The wider site has been unlocked by the delivery of Derbyshire County Council’s Woodville to Swadlincote Regeneration Route, which opened to traffic in December 2021, providing better access to Swadlincote and traffic relief in Woodville, as well as improved connectivity across the site. Preparation works will commence shortly for the next phases of residential and employment land sales at the development.

 

Ed Catchpole, Regional Director for Yorkshire & Central at Harworth, commented: “This sale is a fantastic start to the development at Woodville and we are pleased to welcome Barwood Homes to the site, who will deliver high-quality new housing for the local community. Our focus is now on bringing forward the rest of the development, utilising our extensive experience in the remediation of complex sites, including earthworks and infrastructure, to ready the remaining residential and employment land.”

 

Luke Simmons, Managing Director of Barwood Homes, added: “We are delighted to be working alongside Harworth on this exciting development.
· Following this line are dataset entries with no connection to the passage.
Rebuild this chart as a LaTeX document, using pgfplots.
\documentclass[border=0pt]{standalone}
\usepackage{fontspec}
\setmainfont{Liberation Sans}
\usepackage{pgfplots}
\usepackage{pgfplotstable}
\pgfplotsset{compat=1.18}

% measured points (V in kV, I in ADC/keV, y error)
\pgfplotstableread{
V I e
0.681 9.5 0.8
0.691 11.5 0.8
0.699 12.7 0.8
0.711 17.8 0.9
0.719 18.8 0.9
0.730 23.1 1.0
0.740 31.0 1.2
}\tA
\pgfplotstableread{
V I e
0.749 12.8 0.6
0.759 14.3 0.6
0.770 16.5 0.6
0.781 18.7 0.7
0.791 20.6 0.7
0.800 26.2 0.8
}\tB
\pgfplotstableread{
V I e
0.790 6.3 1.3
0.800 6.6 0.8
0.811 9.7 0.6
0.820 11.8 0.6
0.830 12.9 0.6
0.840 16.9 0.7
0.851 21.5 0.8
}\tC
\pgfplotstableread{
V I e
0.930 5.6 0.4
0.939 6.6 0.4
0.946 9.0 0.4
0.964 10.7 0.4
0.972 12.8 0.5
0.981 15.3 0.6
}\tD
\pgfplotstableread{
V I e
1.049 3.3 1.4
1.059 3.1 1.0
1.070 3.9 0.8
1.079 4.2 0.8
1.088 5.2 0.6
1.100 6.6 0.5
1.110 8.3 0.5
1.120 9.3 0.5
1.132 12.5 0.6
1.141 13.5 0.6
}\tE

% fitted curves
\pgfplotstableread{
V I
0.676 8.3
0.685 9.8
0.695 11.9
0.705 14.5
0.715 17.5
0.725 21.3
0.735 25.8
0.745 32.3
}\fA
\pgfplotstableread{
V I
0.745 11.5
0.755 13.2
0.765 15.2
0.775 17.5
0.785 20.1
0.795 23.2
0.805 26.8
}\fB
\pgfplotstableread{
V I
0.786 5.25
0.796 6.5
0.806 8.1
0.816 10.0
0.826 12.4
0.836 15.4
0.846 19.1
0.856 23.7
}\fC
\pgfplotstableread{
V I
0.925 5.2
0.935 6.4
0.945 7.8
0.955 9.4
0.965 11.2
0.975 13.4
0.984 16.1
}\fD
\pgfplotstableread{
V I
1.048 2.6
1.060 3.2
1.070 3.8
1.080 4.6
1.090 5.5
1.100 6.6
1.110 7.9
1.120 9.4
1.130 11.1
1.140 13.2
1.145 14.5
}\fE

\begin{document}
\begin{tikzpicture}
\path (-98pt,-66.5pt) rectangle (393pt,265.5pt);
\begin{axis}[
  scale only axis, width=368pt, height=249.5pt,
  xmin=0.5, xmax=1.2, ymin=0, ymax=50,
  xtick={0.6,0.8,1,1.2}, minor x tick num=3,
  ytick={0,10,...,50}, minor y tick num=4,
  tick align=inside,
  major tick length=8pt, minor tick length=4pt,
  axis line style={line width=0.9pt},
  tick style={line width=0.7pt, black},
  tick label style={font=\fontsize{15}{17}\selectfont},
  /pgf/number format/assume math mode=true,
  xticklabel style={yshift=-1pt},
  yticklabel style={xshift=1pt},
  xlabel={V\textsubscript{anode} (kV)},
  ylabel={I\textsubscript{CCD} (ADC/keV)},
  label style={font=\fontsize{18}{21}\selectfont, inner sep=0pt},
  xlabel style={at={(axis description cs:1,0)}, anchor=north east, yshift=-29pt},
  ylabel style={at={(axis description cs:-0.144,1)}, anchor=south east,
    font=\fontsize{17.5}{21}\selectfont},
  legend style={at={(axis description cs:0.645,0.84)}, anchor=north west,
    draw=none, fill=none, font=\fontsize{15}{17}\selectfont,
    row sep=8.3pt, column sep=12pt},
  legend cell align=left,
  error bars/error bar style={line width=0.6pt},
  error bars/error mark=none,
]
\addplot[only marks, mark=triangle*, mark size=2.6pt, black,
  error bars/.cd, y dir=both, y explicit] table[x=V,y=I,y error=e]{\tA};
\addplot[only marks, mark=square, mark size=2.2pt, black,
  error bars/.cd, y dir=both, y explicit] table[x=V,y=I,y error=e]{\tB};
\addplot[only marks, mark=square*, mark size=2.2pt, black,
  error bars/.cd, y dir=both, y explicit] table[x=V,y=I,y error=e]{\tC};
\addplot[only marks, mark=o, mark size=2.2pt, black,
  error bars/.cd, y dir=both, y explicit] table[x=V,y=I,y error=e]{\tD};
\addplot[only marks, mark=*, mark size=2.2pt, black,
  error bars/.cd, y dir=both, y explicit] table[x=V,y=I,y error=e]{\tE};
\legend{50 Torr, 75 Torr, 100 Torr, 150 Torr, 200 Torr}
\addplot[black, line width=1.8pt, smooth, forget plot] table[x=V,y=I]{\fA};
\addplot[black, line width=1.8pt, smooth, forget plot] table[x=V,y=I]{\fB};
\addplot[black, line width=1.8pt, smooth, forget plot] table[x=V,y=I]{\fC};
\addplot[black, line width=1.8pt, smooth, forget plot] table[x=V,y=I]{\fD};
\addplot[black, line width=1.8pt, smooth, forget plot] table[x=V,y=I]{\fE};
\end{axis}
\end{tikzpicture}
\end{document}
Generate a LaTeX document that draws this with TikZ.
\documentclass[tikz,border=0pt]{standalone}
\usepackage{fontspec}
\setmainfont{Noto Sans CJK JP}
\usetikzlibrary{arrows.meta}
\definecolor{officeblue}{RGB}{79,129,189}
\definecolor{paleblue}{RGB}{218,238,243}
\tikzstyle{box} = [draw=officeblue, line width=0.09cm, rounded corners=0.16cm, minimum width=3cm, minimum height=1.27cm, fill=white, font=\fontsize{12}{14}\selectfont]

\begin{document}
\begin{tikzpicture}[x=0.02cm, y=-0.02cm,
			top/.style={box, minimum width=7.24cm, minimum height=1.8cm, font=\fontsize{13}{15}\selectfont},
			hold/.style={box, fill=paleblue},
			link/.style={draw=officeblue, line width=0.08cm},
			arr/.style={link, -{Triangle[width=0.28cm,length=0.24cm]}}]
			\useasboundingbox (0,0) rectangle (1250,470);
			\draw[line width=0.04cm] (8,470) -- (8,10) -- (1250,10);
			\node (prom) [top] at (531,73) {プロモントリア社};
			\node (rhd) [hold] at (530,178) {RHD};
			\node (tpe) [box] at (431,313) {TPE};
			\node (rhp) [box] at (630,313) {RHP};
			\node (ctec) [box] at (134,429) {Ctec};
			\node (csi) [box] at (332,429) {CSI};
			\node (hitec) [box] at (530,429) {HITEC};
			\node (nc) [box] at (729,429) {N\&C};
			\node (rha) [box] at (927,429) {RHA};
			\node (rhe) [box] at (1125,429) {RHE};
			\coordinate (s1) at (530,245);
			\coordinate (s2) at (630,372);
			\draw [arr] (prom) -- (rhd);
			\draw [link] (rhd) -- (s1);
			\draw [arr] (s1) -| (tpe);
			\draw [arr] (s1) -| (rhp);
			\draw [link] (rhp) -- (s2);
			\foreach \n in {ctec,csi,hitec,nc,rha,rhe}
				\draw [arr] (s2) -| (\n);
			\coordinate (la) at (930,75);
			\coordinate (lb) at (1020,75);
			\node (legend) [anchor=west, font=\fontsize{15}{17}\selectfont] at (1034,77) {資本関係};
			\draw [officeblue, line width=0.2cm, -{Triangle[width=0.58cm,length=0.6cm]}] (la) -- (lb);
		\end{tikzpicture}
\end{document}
The team is looking forward to engaging with the local community as we gear up to deliver a scheme of excellent quality in design, build and service.”

 

Gavin Rosson, Managing Director of Dyson Group, added: “This first sale of a residential portion of the site is an important step in unlocking the full development potential of the whole, something we have been trying to achieve for many years. Such development will help regenerate Woodville and the surrounding area, somewhere we have had a presence since 1967 and are delighted to participate in.”